Ama buna rağmen ısrarla blog yazmaya devam edenler de yok değil. Ana basın organlarında farklı sebeplerle yer bulamayan gazeteciler başta olmak üzere bir çok kişi, okuyucusuna ulaşmak için blog sayfası açıyor ve günlük olarak bu sayfalarında değerlendirmelerini yapıyor. Tv’lerde, gazetelerde adı sanı hiç duyulmamış olmasına rağmen internet dünyasında fenomen haline gelmiş blog yazarlarımız bulunuyor. Bu insanların çoğunun, eşin dostun mızmızlanmasına bakmadan azim ve gayretle yazmaya devam etmesi bile başlıbaşına takdire şayan bir şey olarak görülmeli. Her halükarda memleketin düşünme, yazma ve konuşma ortalamasının yükselmesinde katkılarının olduğu söylenebilir. Dışarıdan bakanların genellikle yönelttiği, “ne için yazıyorsun?” , “kaç kişi okuyor ki?” gibi derin felsefi soruları karşısında ısrarla yazmaya devam etmek bile önemli. “Kendim için yazıyorum” bir cevap olabilir mi bu soruya? Çünkü bir başkası için düşünmek veya konuşmak gibi bir zorunluluğumuz yok. Kendisi için yemek yemek, gezmek, okumak, tefekkür etmek insan için ne kadar anlamlı ise, kendisi için yazıyor oluşu da o kadar normal kabul edilmeli.

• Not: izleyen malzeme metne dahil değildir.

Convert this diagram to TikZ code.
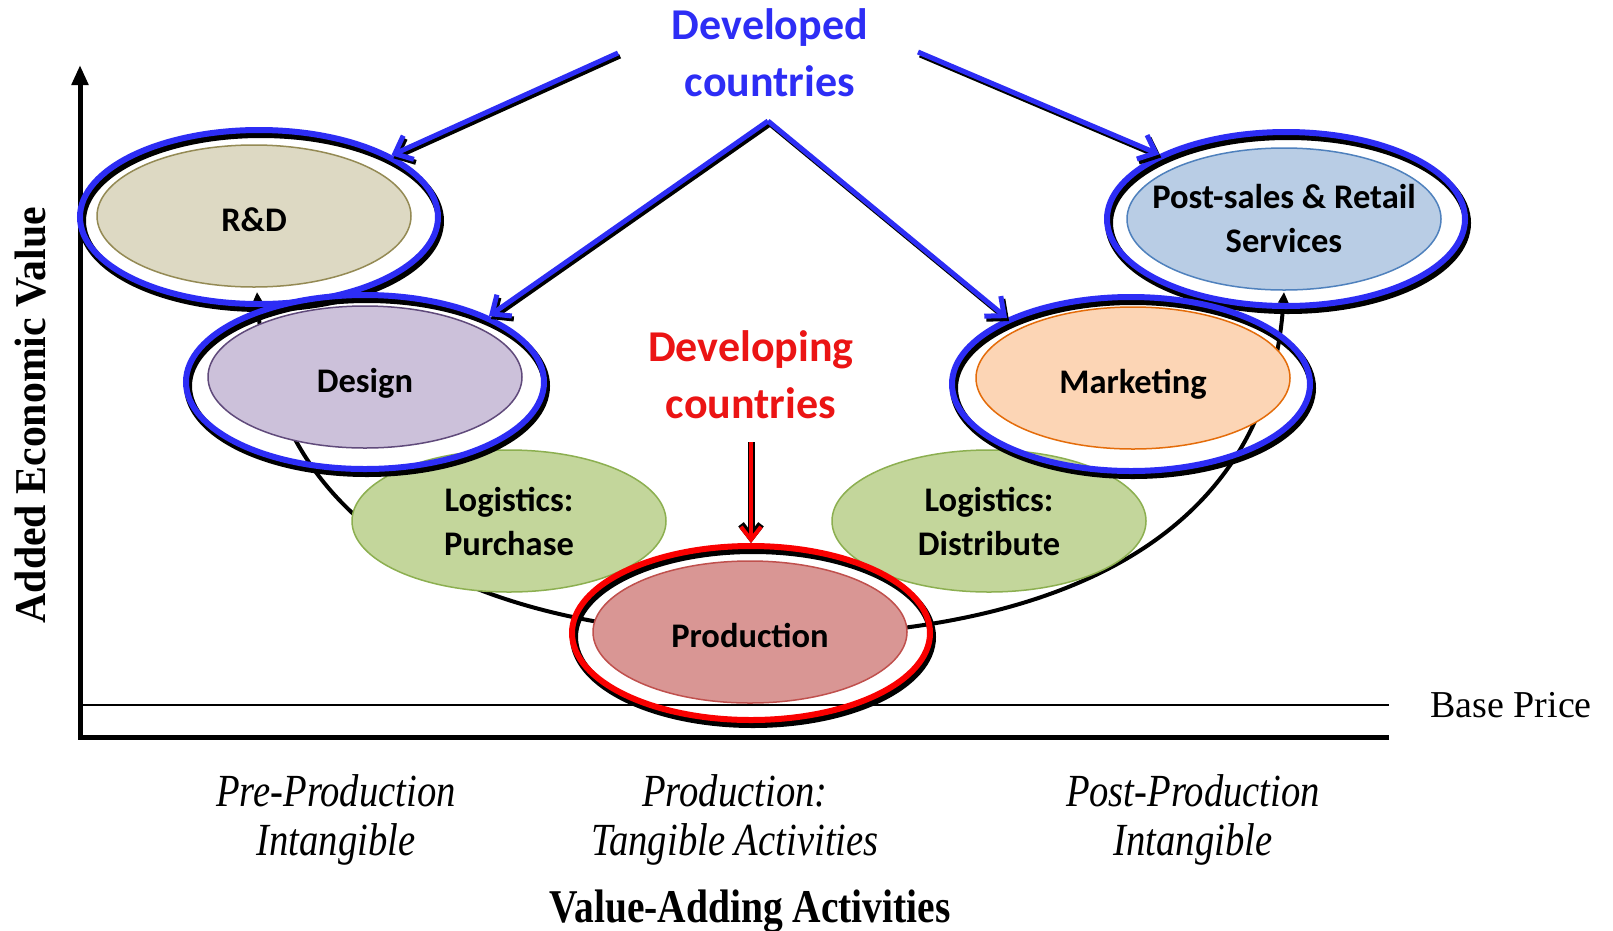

Son dönemde bir wordpress blog sayfasının ülkenin siyasi gündeminde büyük dalgalanmalara neden olduğunu da hatırladığımızda, bir blog yazısının küçümsenmeyecek etkilerinin olabileceğini de görüyoruz. Uzun yıllar bir çok gazetede yazarlık yapan meşhur bir köşe yazarının yakın zamanda kendi ismiyle açtığı blog sayfasını aktif bir şekilde kullandığını, hatta geçen günlerde okuyucuları sayesinde 1,8 TL reklam geliri kazandığını da öğrenmiş olduk. Bu yazarımız gibi birkaç büyük ismin daha iltifat etmesi durumunda, blog yazarlığının gecikmeli de olsa okuryazar sınıfımızın dikkatini çekeceğini düşünüyorum.